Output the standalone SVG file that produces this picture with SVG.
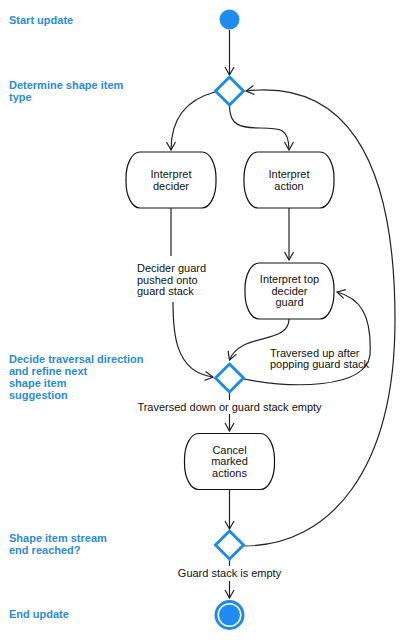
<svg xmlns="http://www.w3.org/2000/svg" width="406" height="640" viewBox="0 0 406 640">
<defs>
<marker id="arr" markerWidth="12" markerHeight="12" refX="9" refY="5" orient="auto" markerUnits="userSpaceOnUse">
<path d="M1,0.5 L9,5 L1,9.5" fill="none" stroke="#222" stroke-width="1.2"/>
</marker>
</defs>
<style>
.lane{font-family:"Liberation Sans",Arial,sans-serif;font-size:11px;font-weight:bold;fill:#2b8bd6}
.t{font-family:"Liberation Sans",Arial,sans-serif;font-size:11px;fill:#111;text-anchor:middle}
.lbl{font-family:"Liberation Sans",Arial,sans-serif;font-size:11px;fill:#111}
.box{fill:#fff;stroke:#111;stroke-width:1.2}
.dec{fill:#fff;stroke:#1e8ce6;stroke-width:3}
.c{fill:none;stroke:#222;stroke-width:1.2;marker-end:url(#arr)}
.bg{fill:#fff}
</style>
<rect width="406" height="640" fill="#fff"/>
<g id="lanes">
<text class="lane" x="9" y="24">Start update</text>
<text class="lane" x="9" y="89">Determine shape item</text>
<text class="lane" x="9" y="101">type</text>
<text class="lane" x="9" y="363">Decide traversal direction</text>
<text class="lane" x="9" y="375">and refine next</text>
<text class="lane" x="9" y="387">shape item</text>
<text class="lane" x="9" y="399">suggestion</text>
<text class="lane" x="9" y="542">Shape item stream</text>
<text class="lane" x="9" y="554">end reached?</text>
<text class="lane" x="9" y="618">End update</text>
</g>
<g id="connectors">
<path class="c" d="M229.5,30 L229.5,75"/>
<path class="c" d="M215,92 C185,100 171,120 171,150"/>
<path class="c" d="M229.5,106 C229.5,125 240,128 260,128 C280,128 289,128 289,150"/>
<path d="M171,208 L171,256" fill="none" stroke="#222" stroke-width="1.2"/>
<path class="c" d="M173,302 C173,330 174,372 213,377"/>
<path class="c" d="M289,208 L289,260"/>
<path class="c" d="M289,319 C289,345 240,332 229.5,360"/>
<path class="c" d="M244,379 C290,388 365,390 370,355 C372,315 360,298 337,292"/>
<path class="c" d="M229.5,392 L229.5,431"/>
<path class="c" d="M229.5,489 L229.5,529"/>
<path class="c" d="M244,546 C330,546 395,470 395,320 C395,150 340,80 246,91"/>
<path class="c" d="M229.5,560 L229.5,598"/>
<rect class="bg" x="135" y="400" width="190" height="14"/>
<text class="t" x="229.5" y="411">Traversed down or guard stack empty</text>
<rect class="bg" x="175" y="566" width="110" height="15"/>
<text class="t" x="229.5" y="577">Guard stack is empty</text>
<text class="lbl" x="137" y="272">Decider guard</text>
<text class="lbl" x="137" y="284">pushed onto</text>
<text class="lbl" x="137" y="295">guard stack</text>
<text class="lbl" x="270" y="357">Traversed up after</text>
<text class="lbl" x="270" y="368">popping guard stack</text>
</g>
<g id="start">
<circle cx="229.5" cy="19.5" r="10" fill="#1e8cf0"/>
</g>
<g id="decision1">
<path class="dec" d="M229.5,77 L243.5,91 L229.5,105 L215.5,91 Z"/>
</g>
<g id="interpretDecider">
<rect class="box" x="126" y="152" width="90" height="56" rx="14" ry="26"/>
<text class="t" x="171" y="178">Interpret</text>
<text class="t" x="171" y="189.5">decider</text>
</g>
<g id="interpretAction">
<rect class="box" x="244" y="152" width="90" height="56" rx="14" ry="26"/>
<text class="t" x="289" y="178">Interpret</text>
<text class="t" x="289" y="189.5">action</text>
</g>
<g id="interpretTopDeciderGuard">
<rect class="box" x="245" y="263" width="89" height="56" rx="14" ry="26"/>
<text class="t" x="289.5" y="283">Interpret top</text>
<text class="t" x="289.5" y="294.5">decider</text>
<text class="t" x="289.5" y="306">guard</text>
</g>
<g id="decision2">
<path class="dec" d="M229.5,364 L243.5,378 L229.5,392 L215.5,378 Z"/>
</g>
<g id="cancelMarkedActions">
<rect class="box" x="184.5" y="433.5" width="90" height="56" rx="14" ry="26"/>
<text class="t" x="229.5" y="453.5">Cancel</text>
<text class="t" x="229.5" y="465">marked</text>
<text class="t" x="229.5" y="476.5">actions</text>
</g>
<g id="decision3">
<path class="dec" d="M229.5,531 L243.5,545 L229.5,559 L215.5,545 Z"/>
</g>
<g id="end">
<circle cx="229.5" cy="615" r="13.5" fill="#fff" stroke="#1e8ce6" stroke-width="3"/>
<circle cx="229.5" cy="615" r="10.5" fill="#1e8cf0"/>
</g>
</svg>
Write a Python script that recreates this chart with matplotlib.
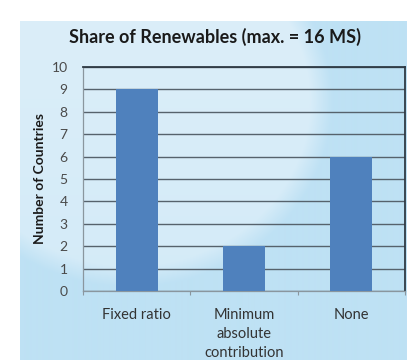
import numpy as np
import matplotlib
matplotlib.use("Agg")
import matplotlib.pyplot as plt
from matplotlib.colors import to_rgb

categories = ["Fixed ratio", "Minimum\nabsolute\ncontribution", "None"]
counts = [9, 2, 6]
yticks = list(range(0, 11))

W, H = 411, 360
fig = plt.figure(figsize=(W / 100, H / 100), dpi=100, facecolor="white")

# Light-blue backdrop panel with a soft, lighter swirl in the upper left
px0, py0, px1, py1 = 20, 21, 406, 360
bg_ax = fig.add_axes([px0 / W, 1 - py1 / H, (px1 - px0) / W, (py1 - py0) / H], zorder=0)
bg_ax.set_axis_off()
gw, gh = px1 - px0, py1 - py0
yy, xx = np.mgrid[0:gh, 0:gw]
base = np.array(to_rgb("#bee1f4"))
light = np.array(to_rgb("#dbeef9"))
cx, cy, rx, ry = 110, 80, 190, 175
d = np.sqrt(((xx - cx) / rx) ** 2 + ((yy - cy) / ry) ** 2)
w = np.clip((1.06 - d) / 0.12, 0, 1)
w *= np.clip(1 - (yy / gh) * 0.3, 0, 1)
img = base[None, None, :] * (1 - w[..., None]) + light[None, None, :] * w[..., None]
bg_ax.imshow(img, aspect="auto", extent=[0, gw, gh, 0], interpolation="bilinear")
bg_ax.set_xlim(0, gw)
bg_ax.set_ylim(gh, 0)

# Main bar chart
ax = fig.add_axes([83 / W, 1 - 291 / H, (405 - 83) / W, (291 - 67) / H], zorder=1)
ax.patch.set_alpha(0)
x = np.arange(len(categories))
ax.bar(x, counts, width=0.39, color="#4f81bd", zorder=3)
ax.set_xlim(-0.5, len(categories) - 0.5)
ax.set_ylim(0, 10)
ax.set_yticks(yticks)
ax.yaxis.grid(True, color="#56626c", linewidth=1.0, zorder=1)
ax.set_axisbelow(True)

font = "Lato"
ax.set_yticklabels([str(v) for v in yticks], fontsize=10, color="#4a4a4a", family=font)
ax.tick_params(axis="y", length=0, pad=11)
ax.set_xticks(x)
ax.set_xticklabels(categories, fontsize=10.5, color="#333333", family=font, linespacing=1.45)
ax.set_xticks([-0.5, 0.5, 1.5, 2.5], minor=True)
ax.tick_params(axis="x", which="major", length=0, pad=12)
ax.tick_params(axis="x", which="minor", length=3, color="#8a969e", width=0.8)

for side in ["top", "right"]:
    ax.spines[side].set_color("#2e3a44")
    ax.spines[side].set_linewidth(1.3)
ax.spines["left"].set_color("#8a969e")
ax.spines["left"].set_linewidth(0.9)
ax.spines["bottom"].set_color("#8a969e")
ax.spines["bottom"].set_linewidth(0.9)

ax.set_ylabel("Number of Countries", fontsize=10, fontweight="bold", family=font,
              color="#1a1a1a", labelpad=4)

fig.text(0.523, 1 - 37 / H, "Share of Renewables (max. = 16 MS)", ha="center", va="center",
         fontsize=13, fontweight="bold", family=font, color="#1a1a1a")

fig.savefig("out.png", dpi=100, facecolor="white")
##############################
- Instruction:
Print everything from the line with "Write a Python" down to the line with "from matplotlib.colors import to_rgb", both included, exactly as written and without the pictures.

- Task output:
Write a Python script that recreates this chart with matplotlib.
import numpy as np
import matplotlib
matplotlib.use("Agg")
import matplotlib.pyplot as plt
from matplotlib.colors import to_rgb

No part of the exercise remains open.